食と生活習慣病、循環器病

 高血圧や糖尿病、脂質異常症などの生活習慣病は、動脈硬化を促進し、脳卒中心筋梗塞などの循環器病の主な危険因子となっています。生活習慣病には食事や運動、喫煙、飲酒などの生活習慣が関係しますので、よい生活習慣を守ることは循環器病の予防のために重要です。また、それらの生活習慣は、がんにも関係しています。

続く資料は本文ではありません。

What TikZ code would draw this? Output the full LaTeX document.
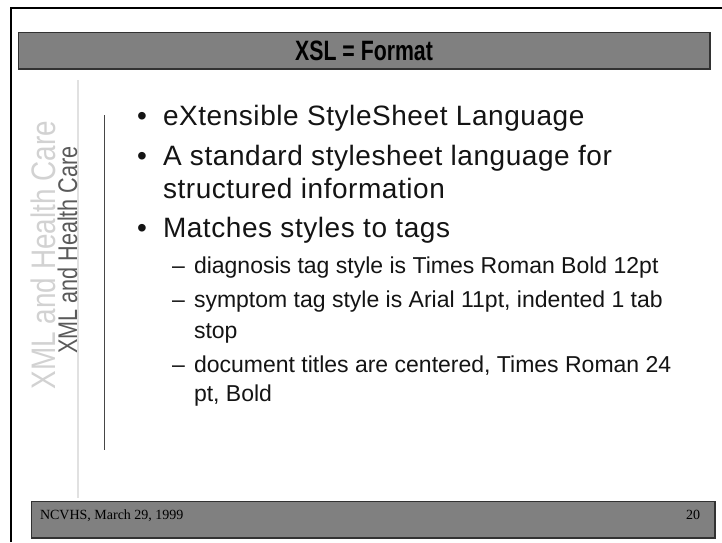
\documentclass[tikz,border=0pt]{standalone}
\usepackage{fontspec}
\setmainfont{Liberation Sans}
\newfontfamily\footfont{Liberation Serif}
\newfontfamily\bodyfont[LetterSpace=2.0]{Liberation Sans}
\definecolor{barfill}{RGB}{128,128,128}
\definecolor{barline}{RGB}{50,50,50}
\definecolor{inktext}{RGB}{20,20,20}
\definecolor{ghost}{RGB}{210,210,210}
\definecolor{sidetext}{RGB}{90,90,90}
\definecolor{rulelight}{RGB}{225,225,225}
\definecolor{ruledark}{RGB}{70,70,70}
\tikzset{
  every node/.style={inner sep=0pt, outer sep=0pt},
  bar/.style={draw=barline, fill=barfill, line width=1pt, anchor=north west},
  barshade/.style={draw=barline, line width=1.6pt},
  bodyline/.style={anchor=base west, text=inktext, font=\bodyfont\fontsize{28}{33}\selectfont},
  subline/.style={anchor=base west, text=inktext, font=\fontsize{23}{28}\selectfont},
  footline/.style={anchor=base, text=black, font=\footfont\fontsize{14}{17}\selectfont},
}
\begin{document}
\begin{tikzpicture}[x=1pt, y=-1pt]
\useasboundingbox (0,0) rectangle (722,542);
\fill[white] (0,0) rectangle (722,542);

% slide frame (top and left edges)
\coordinate (frameBL) at (11,542);
\coordinate (frameTL) at (11,7.5);
\coordinate (frameTR) at (722,7.5);
\draw[line width=2pt] (frameBL) -- (frameTL) -- (frameTR);

% title bar
\node[bar, minimum width=692pt, minimum height=37pt] (titlebar) at (18,32) {};
\draw[barshade] (titlebar.north east) -- (titlebar.south east) -- (titlebar.south west);
\node[anchor=base, font=\bfseries\fontsize{28}{32}\selectfont, text=black] (title) at (364,60) {\scalebox{0.76}[1]{XSL = Format}};

% footer bar
\node[bar, minimum width=684pt, minimum height=37pt] (footbar) at (31,501) {};
\draw[barshade] (footbar.north east) -- (footbar.south east) -- (footbar.south west);
\node[footline, anchor=base west] (footleft) at (40,519) {NCVHS, March 29, 1999};
\node[footline, anchor=base east] (footright) at (700,519) {20};

% side rules
\coordinate (lightTop) at (78,80);
\coordinate (lightBot) at (78,498);
\draw[rulelight, line width=1.5pt] (lightTop) -- (lightBot);
\coordinate (darkTop) at (104,115);
\coordinate (darkBot) at (104,450);
\draw[ruledark, line width=1pt] (darkTop) -- (darkBot);

% vertical side titles
\node[rotate=90, anchor=base, text=ghost, font=\fontsize{34}{40}\selectfont] (sideghost) at (55,255) {\scalebox{0.82}[1]{XML and Health Care}};
\node[rotate=90, anchor=base, text=sidetext, font=\fontsize{27}{32}\selectfont] (sidedark) at (77,250) {\scalebox{0.8}[1]{XML and Health Care}};

% bullets
\node[bodyline] (b1) at (137,125) {\textbullet};
\node[bodyline] (t1) at (163,125) {eXtensible StyleSheet Language};
\node[bodyline] (b2) at (137,165) {\textbullet};
\node[bodyline] (t2) at (163,165) {A standard stylesheet language for};
\node[bodyline] (t2b) at (163,198) {structured information};
\node[bodyline] (b3) at (137,237) {\textbullet};
\node[bodyline] (t3) at (163,237) {Matches styles to tags};

% sub-items
\node[subline] (d1) at (172,273) {\textendash};
\node[subline] (s1) at (194,273) {diagnosis tag style is Times Roman Bold 12pt};
\node[subline] (d2) at (172,307) {\textendash};
\node[subline] (s2) at (194,307) {symptom tag style is Arial 11pt, indented 1 tab};
\node[subline] (s2b) at (194,338) {stop};
\node[subline] (d3) at (172,372) {\textendash};
\node[subline] (s3) at (194,372) {document titles are centered, Times Roman 24};
\node[subline] (s3b) at (194,401) {pt, Bold};
\end{tikzpicture}
\end{document}
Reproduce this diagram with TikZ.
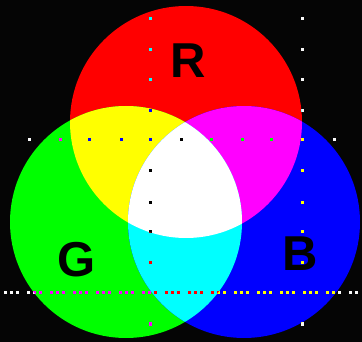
\documentclass[tikz,border=0pt]{standalone}
\usepackage{fontspec}
\setmainfont{Liberation Sans}
\definecolor{cR}{rgb}{1,0,0}
\definecolor{cG}{rgb}{0,1,0}
\definecolor{cB}{rgb}{0,0,1}
\definecolor{cY}{rgb}{1,1,0}
\definecolor{cM}{rgb}{1,0,1}
\definecolor{cC}{rgb}{0,1,1}
\definecolor{cW}{rgb}{1,1,1}
\definecolor{cK}{rgb}{0.02,0.02,0.02}
\begin{document}
\begin{tikzpicture}[x=1pt,y=-1pt,
  lbl/.style={text=black,font=\bfseries\fontsize{49}{49}\selectfont,inner sep=0pt},
  dot/.style={fill=cW,blend mode=difference}]
\fill[cK] (0,0) rectangle (362,342);
\useasboundingbox (0,0) rectangle (362,342);
\def\Rc{(186,122) circle (116)}
\def\Gc{(126,222) circle (116)}
\def\Bc{(244,222) circle (116)}
\fill[cR] \Rc;
\fill[cG] \Gc;
\fill[cB] \Bc;
\begin{scope}\clip \Rc; \fill[cY] \Gc;\end{scope}
\begin{scope}\clip \Rc; \fill[cM] \Bc;\end{scope}
\begin{scope}\clip \Gc; \fill[cC] \Bc;\end{scope}
\begin{scope}\clip \Rc; \clip \Gc; \fill[cW] \Bc;\end{scope}
\node[lbl] (R) at (188.5,60.5) {R};
\node[lbl] (G) at (76.5,260) {G};
\node[lbl] (B) at (300,253.5) {B};
% dots
\foreach \yy in {19,50,79.5,111,139.5,171,203,232,263,324}{
  \fill[dot] (150.5-1.5,\yy-1.5) rectangle ++(3,3);
  \fill[dot] (302.5-1.5,\yy-1.5) rectangle ++(3,3);
}
\foreach \xx in {29,60,89.5,121,181,211,242,271.5,334}{
  \fill[dot] (\xx-1.5,139.5-1.5) rectangle ++(3,3);
}
\foreach \k in {1,...,62}{
  \pgfmathtruncatemacro{\m}{mod(\k,4)}
  \ifnum\m=0\else
    \fill[dot] (5.75*\k-1.5,292.5-1.5) rectangle ++(3,3);
  \fi
}
\end{tikzpicture}
\end{document}
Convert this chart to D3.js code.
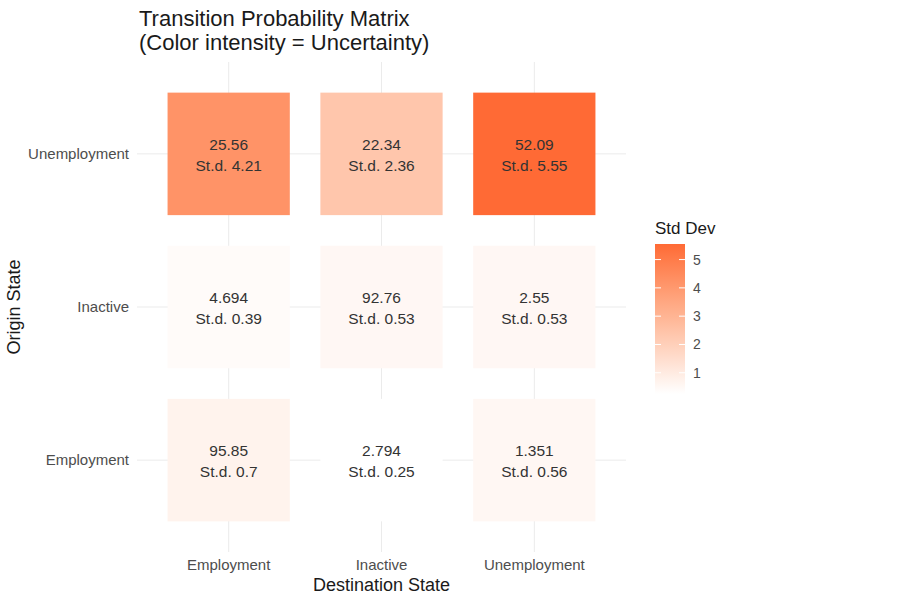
<!DOCTYPE html>
<html>
<head>
<meta charset="utf-8">
<script src="https://cdn.jsdelivr.net/npm/d3@7"></script>
<style>
  body { margin: 0; background: #fff; }
  text { font-family: "Liberation Sans", Arial, sans-serif; }
</style>
</head>
<body>
<svg width="900" height="600"></svg>
<script>
// states in axis order
var destStates = ['Employment', 'Inactive', 'Unemployment'];
var originStates = ['Employment', 'Inactive', 'Unemployment'];

// transition probabilities (%), rows = origin, cols = destination
var probEmployment = [95.85, 2.794, 1.351];
var probInactive = [4.694, 92.76, 2.55];
var probUnemployment = [25.56, 22.34, 52.09];

// standard deviations
var sdEmployment = [0.7, 0.25, 0.56];
var sdInactive = [0.39, 0.53, 0.53];
var sdUnemployment = [4.21, 2.36, 5.55];

var legendTicks = [1, 2, 3, 4, 5];

var probs = [probEmployment, probInactive, probUnemployment];
var sds = [sdEmployment, sdInactive, sdUnemployment];

var cells = [];
originStates.forEach(function (o, i) {
    destStates.forEach(function (d, j) {
        cells.push({origin: o, dest: d, p: probs[i][j], sd: sds[i][j]});
    });
});

var svg = d3.select('svg');

var pLeft = 137, pRight = 626, pTop = 62, pBottom = 552;

var x = d3.scaleBand().domain(destStates).range([pLeft, pRight]).paddingOuter(0.1).paddingInner(0);
var y = d3.scaleBand().domain(originStates.slice().reverse()).range([pTop, pBottom]).paddingOuter(0.1).paddingInner(0);

var sdMin = d3.min(cells, function (d) { return d.sd; });
var sdMax = d3.max(cells, function (d) { return d.sd; });
var color = d3.scaleLinear().domain([sdMin, sdMax]).range(['#ffffff', '#ff6a35']).interpolate(d3.interpolateLab);

// grid
var grid = svg.append('g');
destStates.forEach(function (d) {
    var cx = x(d) + x.bandwidth() / 2;
    grid.append('line').attr('x1', cx).attr('x2', cx).attr('y1', pTop).attr('y2', pBottom)
        .attr('stroke', '#ebebeb').attr('stroke-width', 1);
});
originStates.forEach(function (o) {
    var cy = y(o) + y.bandwidth() / 2;
    grid.append('line').attr('x1', pLeft).attr('x2', pRight).attr('y1', cy).attr('y2', cy)
        .attr('stroke', '#ebebeb').attr('stroke-width', 1);
});

// tiles
var tw = x.bandwidth() * 0.8, th = y.bandwidth() * 0.8;
svg.selectAll('rect.tile')
    .data(cells)
    .enter()
    .append('rect')
    .attr('class', 'tile')
    .attr('x', function (d) { return x(d.dest) + (x.bandwidth() - tw) / 2; })
    .attr('y', function (d) { return y(d.origin) + (y.bandwidth() - th) / 2; })
    .attr('width', tw)
    .attr('height', th)
    .attr('fill', function (d) { return color(d.sd); });

var fmt = d3.format('.4~g');
var labels = svg.selectAll('g.lab')
    .data(cells)
    .enter()
    .append('g')
    .attr('class', 'lab')
    .attr('transform', function (d) {
        return 'translate(' + (x(d.dest) + x.bandwidth() / 2) + ',' + (y(d.origin) + y.bandwidth() / 2) + ')';
    });
labels.append('text')
    .attr('text-anchor', 'middle')
    .attr('y', -4)
    .attr('font-size', 15.5)
    .attr('fill', '#333333')
    .text(function (d) { return fmt(d.p); });
labels.append('text')
    .attr('text-anchor', 'middle')
    .attr('y', 17)
    .attr('font-size', 15.5)
    .attr('fill', '#333333')
    .text(function (d) { return 'St.d. ' + d.sd; });

// axes
var xAxis = svg.append('g')
    .attr('transform', 'translate(0,' + pBottom + ')')
    .call(d3.axisBottom(x).tickSize(0).tickPadding(7));
xAxis.select('.domain').remove();
xAxis.selectAll('text').attr('font-size', 15).attr('fill', '#4d4d4d').attr('font-family', '"Liberation Sans", Arial, sans-serif');

var yAxis = svg.append('g')
    .attr('transform', 'translate(' + pLeft + ',0)')
    .call(d3.axisLeft(y).tickSize(0).tickPadding(8));
yAxis.select('.domain').remove();
yAxis.selectAll('text').attr('font-size', 15).attr('fill', '#4d4d4d').attr('font-family', '"Liberation Sans", Arial, sans-serif');

// titles
svg.append('text').attr('x', 139).attr('y', 26).attr('font-size', 22).attr('fill', '#1a1a1a')
    .text('Transition Probability Matrix');
svg.append('text').attr('x', 139).attr('y', 50).attr('font-size', 22).attr('fill', '#1a1a1a')
    .text('(Color intensity = Uncertainty)');

svg.append('text')
    .attr('x', (pLeft + pRight) / 2)
    .attr('y', 591)
    .attr('text-anchor', 'middle')
    .attr('font-size', 18)
    .attr('fill', '#1a1a1a')
    .text('Destination State');

svg.append('text')
    .attr('transform', 'rotate(270)')
    .attr('x', -(pTop + pBottom) / 2)
    .attr('y', 20)
    .attr('text-anchor', 'middle')
    .attr('font-size', 18)
    .attr('fill', '#1a1a1a')
    .text('Origin State');

// legend
var lx = 655, lw = 30, ltop = 244, lbot = 394;
var ly = d3.scaleLinear().domain([sdMin, sdMax]).range([lbot, ltop]);

var defs = svg.append('defs');
var grad = defs.append('linearGradient').attr('id', 'sdgrad')
    .attr('x1', 0).attr('y1', 1).attr('x2', 0).attr('y2', 0);
d3.range(0, 1.0001, 0.1).forEach(function (t) {
    grad.append('stop').attr('offset', t).attr('stop-color', color(sdMin + t * (sdMax - sdMin)));
});

svg.append('text').attr('x', lx).attr('y', 234).attr('font-size', 17).attr('fill', '#1a1a1a').text('Std Dev');
svg.append('rect').attr('x', lx).attr('y', ltop).attr('width', lw).attr('height', lbot - ltop)
    .attr('fill', 'url(#sdgrad)');

var lg = svg.append('g');
legendTicks.forEach(function (t) {
    lg.append('line').attr('x1', lx).attr('x2', lx + 6).attr('y1', ly(t)).attr('y2', ly(t)).attr('stroke', '#fff');
    lg.append('line').attr('x1', lx + lw - 6).attr('x2', lx + lw).attr('y1', ly(t)).attr('y2', ly(t)).attr('stroke', '#fff');
    lg.append('text').attr('x', lx + lw + 8).attr('y', ly(t) + 5).attr('font-size', 14).attr('fill', '#4d4d4d').text(t);
});
</script>
</body>
</html>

 生活習慣病のなかでもっとも多い高血圧を例にとれば、食塩の摂り過ぎ、エネルギーの摂り過ぎによる肥満、野菜や果物の摂取不足、運動不足、アルコールの飲み過ぎ、などが関係しています。タバコも吸うたびに血圧が上がります。肥満や運動不足は、糖尿病や脂質異常症にも強く関係しています。

 それらの生活習慣を改善すれば血圧や糖、脂質の値がよくなり、生活習慣病の改善とともに循環器病の予防にはたらくことが期待できます。なかでもエネルギーや食塩、野菜や果物といった食事の役割は大きく、生活習慣病をお持ちの人だけでなく、そうでない人も予防のために、よい食生活を取り入れ、続けていただきたいと思います。